Since the COBE's discoveries, many other experiments have observed these fluctuations in finer detail, and the results have been remarkable. From these observations, we now know that the universe is flat, that more than 90 percent of matter in the universe is "dark" (it's not visible to telescopes because it doesn't emit light), and that -- apparently -- those temperature differences in density go back a long, long way. In fact, they were probably produced by quantum mechanical effects when the universe was less than one millionth of one billionth of a second old.

10. January 8, 1998 -- The Day Facts of Matter Were Turned Upside Down

Having discovered decades earlier that the universe was expanding, the next question for astronomers became: how fast? Two groups of astronomers -- one from the United States and one from Australia -- looked to a certain type of supernova for the answer. The first group announced their findings on January 8, 1998, revealing that the universe was expanding at an increasingly fast pace. That wasn't the answer scientists were expecting. Most astronomers had assumed the dominant source of energy in the universe was either matter or radiation, meaning the universe's expansion rate would have been decreasing, not increasing.
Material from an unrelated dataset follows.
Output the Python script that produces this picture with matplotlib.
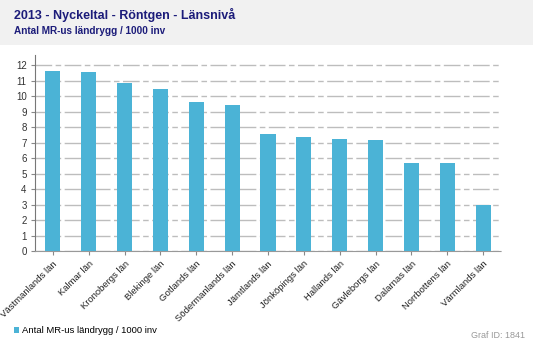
import matplotlib.pyplot as plt
from matplotlib.patches import Rectangle

plt.rcParams['font.family'] = ['Liberation Sans', 'DejaVu Sans']

lan = ['Västmanlands län', 'Kalmar län', 'Kronobergs län', 'Blekinge län',
       'Gotlands län', 'Södermanlands län', 'Jämtlands län', 'Jönköpings län',
       'Hallands län', 'Gävleborgs län', 'Dalarnas län', 'Norrbottens län',
       'Värmlands län']
varden = [11.61, 11.55, 10.84, 10.45, 9.61, 9.42, 7.55, 7.35, 7.23, 7.16,
          5.68, 5.68, 2.97]
yticks = list(range(0, 13))

W, H = 533, 345
fig = plt.figure(figsize=(W / 100, H / 100), dpi=100)

# header band
fig.patches.append(Rectangle((0, 1 - 45 / H), 1, 45 / H, transform=fig.transFigure,
                             facecolor='#f1f1f1', edgecolor='none', zorder=0))
fig.text(14 / W, 1 - 15 / H, '2013 - Nyckeltal - Röntgen - Länsnivå', fontsize=9,
         fontweight='bold', color='#1c1c7a', va='center')
fig.text(14 / W, 1 - 31 / H, 'Antal MR-us ländrygg / 1000 inv', fontsize=7.2,
         fontweight='bold', color='#1c1c7a', va='center')

ax = fig.add_axes([35 / W, 1 - 251 / H, 466 / W, 196 / H])
x = range(len(lan))
ax.bar(x, varden, width=0.42, color='#4bb3d6', zorder=3, label='Antal MR-us ländrygg / 1000 inv')
ax.set_xlim(-0.5, len(lan) - 0.5)
ax.set_ylim(0, 12.65)
ax.set_yticks(yticks)
ax.set_yticklabels([str(t) for t in yticks], fontsize=7, color='#333333')
ax.yaxis.grid(True, color='#bdbdbd', linewidth=1.0, linestyle=(0, (12, 2.5, 4, 2.5)), zorder=0)
ax.set_xticks(list(x))
ax.set_xticklabels(lan, rotation=45, ha='right', rotation_mode='anchor', fontsize=6.8,
                   color='#222222')
ax.tick_params(axis='x', length=3, color='#888888', pad=3)
ax.tick_params(axis='y', length=3, color='#888888', pad=3)
for s in ['top', 'right']:
    ax.spines[s].set_visible(False)
ax.spines['left'].set_color('#777777')
ax.spines['bottom'].set_color('#999999')
ax.spines['bottom'].set_linestyle((0, (1, 1)))

fig.legend(loc='lower left', bbox_to_anchor=(10 / W, 6 / H), frameon=False, fontsize=6.8,
           handlelength=0.6, handleheight=0.6, handletextpad=0.3, borderaxespad=0)
fig.text(1 - 8 / W, 1 - 335 / H, 'Graf ID: 1841', fontsize=6.5, color='#999999',
         ha='right', va='center')

fig.savefig('out.png', dpi=100)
The only explanation for the pedal-to-the-metal state of affairs these two teams uncovered in 1998 seems to be that the dominant energy source in the universe resided somewhere else -- namely, in empty space. This "dark energy," as it has become known, is the reason the universe has enough energy today to be flat, and that's just about everything scientists know about it. We therefore find ourselves living in a universe where the dominant source of matter is invisible to telescopes and the dominant source of energy is thus far totally unexplained -- a universe stranger than we ever imagined.